White was both the First Lady of television and the last living Golden Girl. I got into Golden Girls during the first lockdown of 2021. I was skipping through the TV channels and came across Sabrina the Teenage Witch. A fan of Chilling Adventures of Sabrina, I thought I’d give this 90s hit show a go, but I found it dated. Ground-breaking for its time, sure, but the things that set it apart have been appropriated, overdone and conventionalised. So, I skipped the channel and stumbled across Golden Girls, which I decided to watch, if not for my love of Betty White, then because nothing else was on!
To my surprise, I loved it. Whilst Golden Girls is even older than Sabrina, it’s still so relevant, what with the issues it tackled (including AIDS and homophobia), and its comedy has aged so well. Most of it anyway – perhaps not the “blackface”.
In a scene from season 4 episode 22, Rose asks the other girls, “What happens when there’s only one of us left?”, prompting Sophia (Estelle Getty) – the eldest character but second youngest actress – to joke, “Don’t worry: I can take care of myself”. Eerily, not only did Getty die first, but the girls are sat in the order in which they died: Getty died in 2008, Beatrice “Bea” Arthur (Dorothy) died in 2009, and Rue McLanahan (Blanche) died in 2010. These deaths, over three consecutive years, left White the last living Golden Girl for over a decade.
Now, White was more than just an actress; she was also noted for her her activism, especially animal welfare advocacy. She fought for everything from civil to gay rights. In 1954, she faced criticism for featuring Arthur Duncan, a Black tap dancer, on her talkshow. “I’m sorry, but, you know, he stays. Deal with it,” was her impassioned response, before she gave Duncan even more airtime. Her show was cancelled soon after. Duncan, who credits White with giving him his big break, remained oblivious to this sad affair for years to come. Years later, the pair reunited for a dance.
As for gay rights: White spoken openly about her inability to understand why people care who others sleep with.
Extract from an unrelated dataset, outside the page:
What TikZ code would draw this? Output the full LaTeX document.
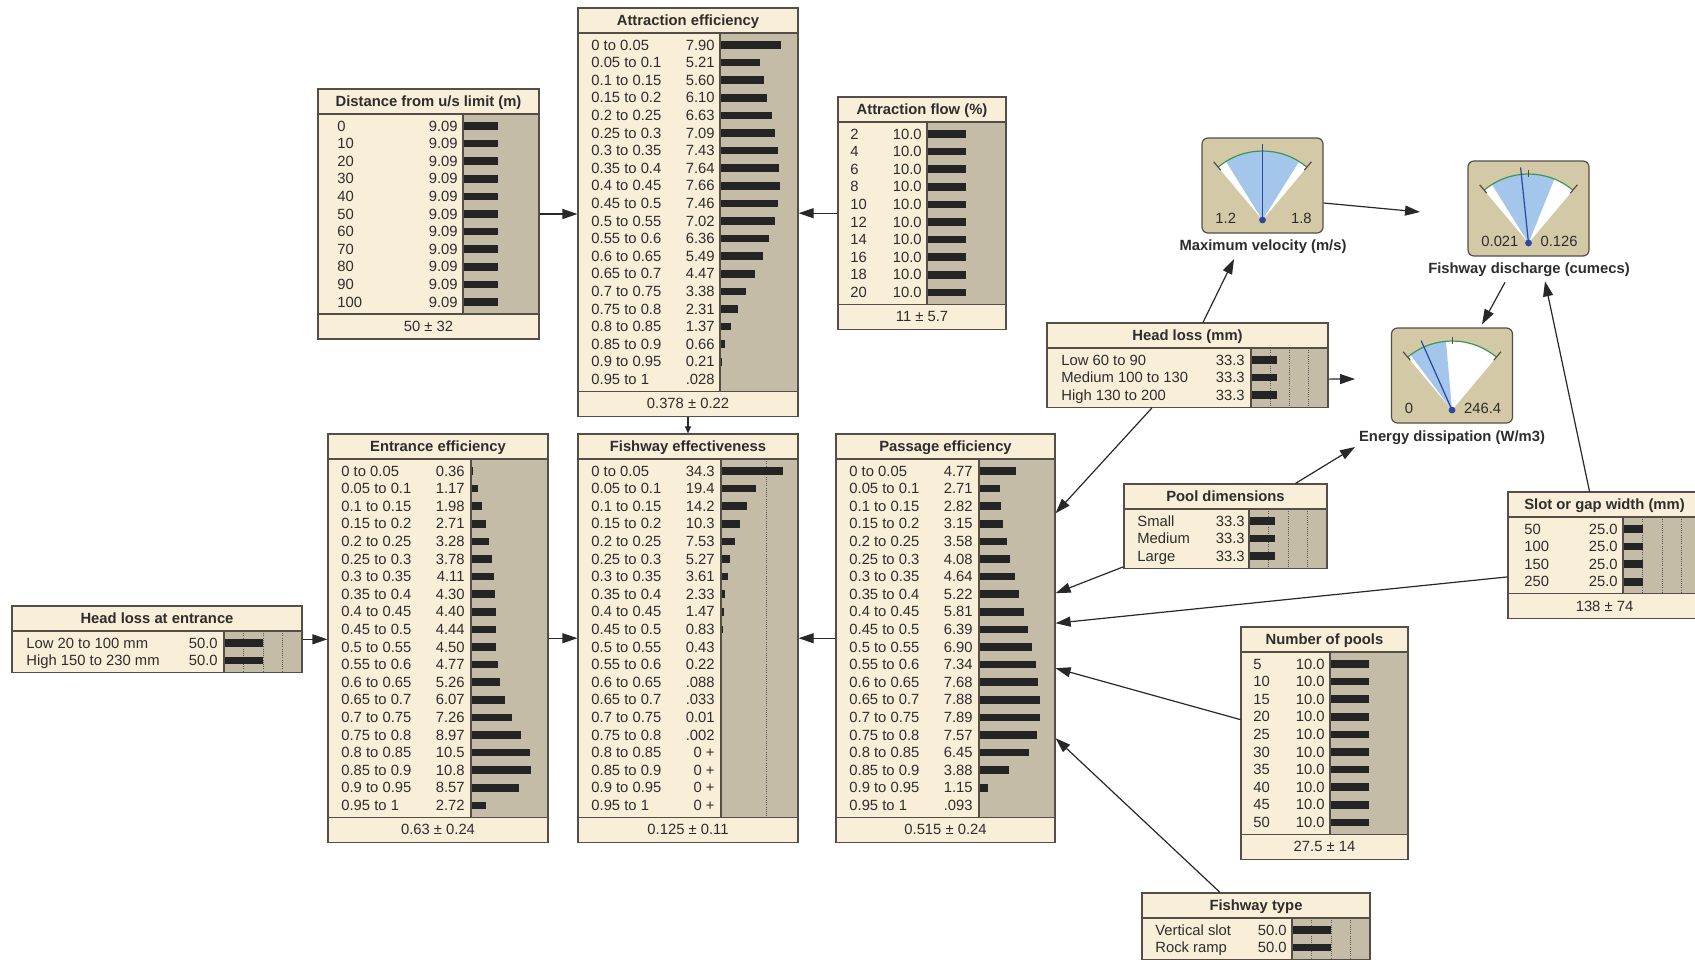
\documentclass[tikz,border=0pt]{standalone}
\usepackage{fontspec}
\setmainfont{Liberation Sans}
\usetikzlibrary{arrows.meta,calc}
\definecolor{cream}{RGB}{249,238,216}
\definecolor{graybg}{RGB}{197,188,168}
\definecolor{bord}{RGB}{85,78,70}
\definecolor{barc}{RGB}{36,36,36}
\definecolor{txt}{RGB}{45,45,45}
\definecolor{gaugebg}{RGB}{212,201,166}
\definecolor{wedgec}{RGB}{164,198,234}
\definecolor{needlec}{RGB}{45,70,160}
\definecolor{arcg}{RGB}{60,150,90}
\definecolor{arrc}{RGB}{40,40,40}
\tikzset{
  rowtext/.style={font=\fontsize{7.4}{8}\selectfont, text=txt, inner sep=0pt},
  titletext/.style={font=\fontsize{7.4}{8}\selectfont\bfseries, text=txt, inner sep=0pt},
  arr/.style={draw=arrc, line width=0.6pt, -{Triangle[length=7.5pt,width=5pt]}},
  arrsmall/.style={draw=arrc, line width=0.6pt, -{Triangle[length=3.5pt,width=3pt]}},
  dotl/.style={draw=black!65, line width=0.35pt, dash pattern=on 0.5pt off 0.6pt},
  sep/.style={draw=bord, line width=0.6pt},
}
% frame of a table node: L R T G nrows title
\newcommand\bnbox[6]{%
  \pgfmathsetmacro\bnTB{#3+25}%
  \pgfmathsetmacro\bnBB{#3+49+(#5-1)*17.6}%
  \pgfmathsetmacro\bnFirst{#3+37}%
  \fill[cream] (#1,#3) rectangle (#2,\bnBB);
  \fill[graybg] (#4,\bnTB) rectangle (#2,\bnBB);
  \node[titletext,anchor=base] at ({(#1+#2)/2},{#3+17.5}) {#6};
}
% dotted guide lines: G R scale
\newcommand\bndots[3]{%
  \foreach \d in {25,50,75}{%
    \pgfmathsetmacro\dx{#1+\d*#3}%
    \pgfmathparse{\dx<#2-1?1:0}%
    \ifnum\pgfmathresult=1
      \draw[dotl] (\dx,\bnTB) -- (\dx,\bnBB);
    \fi
  }%
}
% rows: labx valx G scale list
\newcommand\bnrows[5]{%
  \foreach \lab/\val/\p [count=\i from 0] in {#5}{%
    \pgfmathsetmacro\yy{\bnFirst+\i*17.6}%
    \pgfmathsetmacro\bw{\p*#4}%
    \node[rowtext,anchor=base west] at (#1,{\yy+5}) {\lab};
    \node[rowtext,anchor=base east] at (#2,{\yy+5}) {\val};
    \fill[barc] (#3,{\yy-3.8}) rectangle ({#3+\bw},{\yy+3.8});
  }%
}
% separators: L R G
\newcommand\bnsep[3]{%
  \draw[sep] (#1,\bnTB) -- (#2,\bnTB) (#3,\bnTB) -- (#3,\bnBB);
}
% footer: L R text
\newcommand\bnfoot[3]{%
  \pgfmathsetmacro\bnFB{\bnBB+25}%
  \fill[cream] (#1,\bnBB) rectangle (#2,\bnFB);
  \draw[sep] (#1,\bnBB) -- (#2,\bnBB);
  \node[rowtext,anchor=base] at ({(#1+#2)/2},{\bnBB+17.5}) {#3};
}
% named outline: name L R T B
\newcommand\bnframe[5]{%
  \pgfmathsetmacro\bnW{(#3-#2)*0.5}%
  \pgfmathsetmacro\bnH{(#5-#4)*0.5}%
  \node[draw=bord,line width=0.6pt,inner sep=0pt,minimum width=\bnW pt,minimum height=\bnH pt] (#1) at ({(#2+#3)/2},{(#4+#5)/2}) {};
}
% gauge: name cx top a1 a2 needle leftlab rightlab toptick
\newcommand\gauge[9]{%
  \node[draw=bord,line width=0.6pt,fill=gaugebg,rounded corners=3pt,minimum width=60.5pt,minimum height=47.5pt,inner sep=0pt] (#1) at (#2,{#3+47.5}) {};
  \begin{scope}[shift={(#2,{#3+82})}]
    \fill[white] (0,0) -- (50:34.5pt) arc[start angle=50,end angle=130,radius=34.5pt] -- cycle;
    \fill[wedgec] (0,0) -- (#4:34.5pt) arc[start angle=#4,end angle=#5,radius=34.5pt] -- cycle;
    \draw[arcg,line width=0.6pt] (50:34.5pt) arc[start angle=50,end angle=130,radius=34.5pt];
    \draw[bord,line width=0.6pt] (50:32.5pt) -- (50:38pt) (130:32.5pt) -- (130:38pt);
    \ifnum#9=1 \draw[bord,line width=0.5pt] (90:33pt) -- (90:36.5pt);\fi
    \draw[needlec,line width=0.6pt] (0,0) -- (#6:38pt);
    \fill[needlec] (0,0) circle[radius=1.7pt];
  \end{scope}
  \node[rowtext,anchor=base west] at ({#2-47.5},{#3+85}) {#7};
  \node[rowtext,anchor=base east] at ({#2+49.5},{#3+85}) {#8};
}
\begin{document}
\begin{tikzpicture}[x=0.5pt,y=-0.5pt]
\useasboundingbox (0,0) rectangle (1695,959);
\fill[white] (0,0) rectangle (1695,959);
\clip (0,0) rectangle (1695,959);

% ---------- Distance from u/s limit
\bnbox{318}{539}{89}{463}{11}{Distance from u/s limit (m)}
\bnrows{337}{458}{463}{3.85}{0/9.09/9.09,10/9.09/9.09,20/9.09/9.09,30/9.09/9.09,40/9.09/9.09,50/9.09/9.09,60/9.09/9.09,70/9.09/9.09,80/9.09/9.09,90/9.09/9.09,100/9.09/9.09}
\bnsep{318}{539}{463}
\bnfoot{318}{539}{50 ± 32}
\bnframe{dist}{318}{539}{89}{\bnFB}

% ---------- Attraction efficiency
\bnbox{578}{798}{8}{720}{20}{Attraction efficiency}
\bnrows{591}{715}{720}{7.77}{0 to 0.05/7.90/7.90,0.05 to 0.1/5.21/5.21,0.1 to 0.15/5.60/5.60,0.15 to 0.2/6.10/6.10,0.2 to 0.25/6.63/6.63,0.25 to 0.3/7.09/7.09,0.3 to 0.35/7.43/7.43,0.35 to 0.4/7.64/7.64,0.4 to 0.45/7.66/7.66,0.45 to 0.5/7.46/7.46,0.5 to 0.55/7.02/7.02,0.55 to 0.6/6.36/6.36,0.6 to 0.65/5.49/5.49,0.65 to 0.7/4.47/4.47,0.7 to 0.75/3.38/3.38,0.75 to 0.8/2.31/2.31,0.8 to 0.85/1.37/1.37,0.85 to 0.9/0.66/0.66,0.9 to 0.95/0.21/0.21,0.95 to 1/.028/0.028}
\bnsep{578}{798}{720}
\bnfoot{578}{798}{0.378 ± 0.22}
\bnframe{attreff}{578}{798}{8}{\bnFB}

% ---------- Attraction flow
\bnbox{838}{1006}{97}{927}{10}{Attraction flow (\%)}
\bnrows{850}{922}{927}{3.9}{2/10.0/10,4/10.0/10,6/10.0/10,8/10.0/10,10/10.0/10,12/10.0/10,14/10.0/10,16/10.0/10,18/10.0/10,20/10.0/10}
\bnsep{838}{1006}{927}
\bnfoot{838}{1006}{11 ± 5.7}
\bnframe{attflow}{838}{1006}{97}{\bnFB}

% ---------- Entrance efficiency
\bnbox{328}{548}{434}{471}{20}{Entrance efficiency}
\bnrows{341}{465}{471}{5.6}{0 to 0.05/0.36/0.36,0.05 to 0.1/1.17/1.17,0.1 to 0.15/1.98/1.98,0.15 to 0.2/2.71/2.71,0.2 to 0.25/3.28/3.28,0.25 to 0.3/3.78/3.78,0.3 to 0.35/4.11/4.11,0.35 to 0.4/4.30/4.30,0.4 to 0.45/4.40/4.40,0.45 to 0.5/4.44/4.44,0.5 to 0.55/4.50/4.50,0.55 to 0.6/4.77/4.77,0.6 to 0.65/5.26/5.26,0.65 to 0.7/6.07/6.07,0.7 to 0.75/7.26/7.26,0.75 to 0.8/8.97/8.97,0.8 to 0.85/10.5/10.5,0.85 to 0.9/10.8/10.8,0.9 to 0.95/8.57/8.57,0.95 to 1/2.72/2.72}
\bnsep{328}{548}{471}
\bnfoot{328}{548}{0.63 ± 0.24}
\bnframe{enteff}{328}{548}{434}{\bnFB}

% ---------- Fishway effectiveness
\bnbox{578}{798}{434}{721}{20}{Fishway effectiveness}
\bndots{721}{798}{1.8}
\bnrows{591}{715}{721}{1.8}{0 to 0.05/34.3/34.3,0.05 to 0.1/19.4/19.4,0.1 to 0.15/14.2/14.2,0.15 to 0.2/10.3/10.3,0.2 to 0.25/7.53/7.53,0.25 to 0.3/5.27/5.27,0.3 to 0.35/3.61/3.61,0.35 to 0.4/2.33/2.33,0.4 to 0.45/1.47/1.47,0.45 to 0.5/0.83/0.83,0.5 to 0.55/0.43/0.43,0.55 to 0.6/0.22/0.22,0.6 to 0.65/.088/0.088,0.65 to 0.7/.033/0.033,0.7 to 0.75/0.01/0.01,0.75 to 0.8/.002/0.002,0.8 to 0.85/0 +/0,0.85 to 0.9/0 +/0,0.9 to 0.95/0 +/0,0.95 to 1/0 +/0}
\bnsep{578}{798}{721}
\bnfoot{578}{798}{0.125 ± 0.11}
\bnframe{fwe}{578}{798}{434}{\bnFB}

% ---------- Passage efficiency
\bnbox{836}{1055}{434}{979}{20}{Passage efficiency}
\bnrows{849}{973}{979}{7.7}{0 to 0.05/4.77/4.77,0.05 to 0.1/2.71/2.71,0.1 to 0.15/2.82/2.82,0.15 to 0.2/3.15/3.15,0.2 to 0.25/3.58/3.58,0.25 to 0.3/4.08/4.08,0.3 to 0.35/4.64/4.64,0.35 to 0.4/5.22/5.22,0.4 to 0.45/5.81/5.81,0.45 to 0.5/6.39/6.39,0.5 to 0.55/6.90/6.90,0.55 to 0.6/7.34/7.34,0.6 to 0.65/7.68/7.68,0.65 to 0.7/7.88/7.88,0.7 to 0.75/7.89/7.89,0.75 to 0.8/7.57/7.57,0.8 to 0.85/6.45/6.45,0.85 to 0.9/3.88/3.88,0.9 to 0.95/1.15/1.15,0.95 to 1/.093/0.093}
\bnsep{836}{1055}{979}
\bnfoot{836}{1055}{0.515 ± 0.24}
\bnframe{paseff}{836}{1055}{434}{\bnFB}

% ---------- Head loss at entrance
\bnbox{12}{302}{606}{224}{2}{Head loss at entrance}
\bndots{224}{302}{0.78}
\bnrows{26}{218}{224}{0.78}{Low 20 to 100 mm/50.0/50,High 150 to 230 mm/50.0/50}
\bnsep{12}{302}{224}
\bnframe{hle}{12}{302}{606}{\bnBB}

% ---------- Head loss (mm)
\bnbox{1047}{1328}{323}{1251}{3}{Head loss (mm)}
\bndots{1251}{1328}{0.77}
\bnrows{1061}{1245}{1251}{0.77}{Low 60 to 90/33.3/33.3,Medium 100 to 130/33.3/33.3,High 130 to 200/33.3/33.3}
\bnsep{1047}{1328}{1251}
\bnframe{hl}{1047}{1328}{323}{\bnBB}

% ---------- Pool dimensions
\bnbox{1124}{1327}{484}{1249}{3}{Pool dimensions}
\bndots{1249}{1327}{0.78}
\bnrows{1137}{1245}{1249}{0.78}{Small/33.3/33.3,Medium/33.3/33.3,Large/33.3/33.3}
\bnsep{1124}{1327}{1249}
\bnframe{pool}{1124}{1327}{484}{\bnBB}

% ---------- Slot or gap width
\bnbox{1508}{1701}{492}{1623}{4}{Slot or gap width (mm)}
\bndots{1623}{1701}{0.78}
\bnrows{1524}{1618}{1623}{0.78}{50/25.0/25,100/25.0/25,150/25.0/25,250/25.0/25}
\bnsep{1508}{1701}{1623}
\bnfoot{1508}{1701}{138 ± 74}
\bnframe{slot}{1508}{1701}{492}{\bnFB}

% ---------- Number of pools
\bnbox{1241}{1408}{627}{1330}{10}{Number of pools}
\bnrows{1253}{1325}{1330}{3.9}{5/10.0/10,10/10.0/10,15/10.0/10,20/10.0/10,25/10.0/10,30/10.0/10,35/10.0/10,40/10.0/10,45/10.0/10,50/10.0/10}
\bnsep{1241}{1408}{1330}
\bnfoot{1241}{1408}{27.5 ± 14}
\bnframe{npools}{1241}{1408}{627}{\bnFB}

% ---------- Fishway type
\bnbox{1142}{1370}{893}{1292}{2}{Fishway type}
\bndots{1292}{1370}{0.78}
\bnrows{1155}{1287}{1292}{0.78}{Vertical slot/50.0/50,Rock ramp/50.0/50}
\bnsep{1142}{1370}{1292}
\bnframe{ftype}{1142}{1370}{893}{\bnBB}

% ---------- Gauges
\gauge{maxvel}{1262.5}{138}{58}{122}{90}{1.2}{1.8}{0}
\node[titletext] (maxvelL) at (1263,247) {Maximum velocity (m/s)};
\gauge{disch}{1528.5}{161}{68}{122}{96}{0.021}{0.126}{1}
\node[titletext] (dischL) at (1529,270) {Fishway discharge (cumecs)};
\gauge{energy}{1452}{328}{95}{127}{114}{0}{246.4}{1}
\node[titletext] (energyL) at (1452,438) {Energy dissipation (W/m3)};

% ---------- Connectors
\draw[arr] (dist.east) -- (attreff.west |- dist.east);
\draw[arr] (attflow.west) -- (attreff.east |- attflow.west);
\draw[arrsmall] (attreff.south) -- (fwe.north);
\draw[arr] (hle.east) -- (enteff.west |- hle.east);
\draw[arr] (enteff.east) -- (fwe.west);
\draw[arr] (paseff.west) -- (fwe.east);

\draw[arr] ($(hl.north)+(15.5,0)$) -- ($(maxvel.center)+(-28.5,73.5)$);
\draw[arr] ($(hl.east)+(0,14)$) -- ($(energy.center)+(-97,3.5)$);
\draw[arr] ($(maxvel.east)+(0,17.5)$) -- ($(disch.center)+(-108.5,3.5)$);
\draw[arr] ($(dischL.south)+(-24,5)$) -- ($(energy.north)+(30,-3)$);
\draw[arr] ($(slot.north)+(-15,0)$) -- ($(dischL.south)+(16,4)$);
\draw[arr] ($(pool.north)+(70,0)$) -- ($(energy.center)+(-97,71.5)$);

\draw[arr] ($(hl.south)+(-35.5,0)$) -- ($(paseff.east)+(0,-125)$);
\draw[arr] ($(pool.south west)+(0,-2)$) -- ($(paseff.east)+(0,-45)$);
\draw[arr] ($(slot.west)+(0,21.5)$) -- ($(paseff.east)+(0,-15)$);
\draw[arr] ($(npools.west)+(0,-23.6)$) -- ($(paseff.east)+(0,30)$);
\draw[arr] ($(ftype.north)+(-36,0)$) -- ($(paseff.east)+(0,100)$);
\end{tikzpicture}
\end{document}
Some notable examples include her HIV and AIDS activism, her interviews with Joy Behar and Larry King (who also died last year), a panel with cast and creatives from Golden Girls, and hear appearances at the GLAAD Awards in 2012 and 2013.
White lived a good, long life. She was older than everything from Mount Rushmore to sliced bread! The latter was the subject of an hilarious segment on The Late, Late Show with James Corden. When asked if sliced bread is older than White, Amar’e Stoudemire said, “Sliced bread has been around for a long time”. White then chirped in: “So has Betty White”. Whilst it sure is consolation that White’s life was long and full, that doesn’t take away the pain. I’m sat here, writing this article, wiping away the tears, wondering why I’m mourning the death of an old woman I never even knew. But when I go over what I’ve written, and the words of others that have informed this article, it’s crystal clear: White was an international treasure who brought so much joy to so many lives over the course of her own (long, full) life. Let this be an incentive for us all to live our lives in such a way that if we die at 99, it’s still too soon.
Whilst she lived longer than most, it sucks that she was so close to her 100th birthday – even closer than Zsa Zsa Gabor was. White was very excited about becoming a centenarian – another achievement for her endless collection – as seen in the recent interview, which she had shared to her Instagram days before her death. I remember wishing White a happy 99th birthday, and all year I’ve been praying that the grandmother of my dreams made it to 100. Alas, it wasn’t meant to be. But that does not have to stop the celebrations. Join me today in wishing White the happiest of heavenly birthdays. I’m sure she’s enjoying a slice of birthday cheesecake right about now!
It’s hard not to mourn the passing of an icon, but that doesn’t have to stop us from celebrating her many achievements. After all, that’s what White would have wanted.
On grief, she said: “You can’t become a professional mourner. It doesn’t help you or others. Replay the good times. Be grateful for the years you had” – and, oh, she had many!
On the passing of Lucille Ball, she said: “No matter how many tears we cry today, the laughs outnumber them”. Three decades later, we can say those same words about White.
On being remembered herself, she said: “I don’t even know that I’d be remembered,” revealing that even Betty White can get it wrong! This modesty, humility and humbleness made White all the more loveable. As the song goes, “You don’t know you’re beautiful – that’s what makes you beautiful” – and that’s the only time I’ll ever quote One Direction.
White eventually answered the question, telling the interviewer that she wants to be remembered as a friend we invite into our living rooms.
Well, Betty: thank you for being a friend.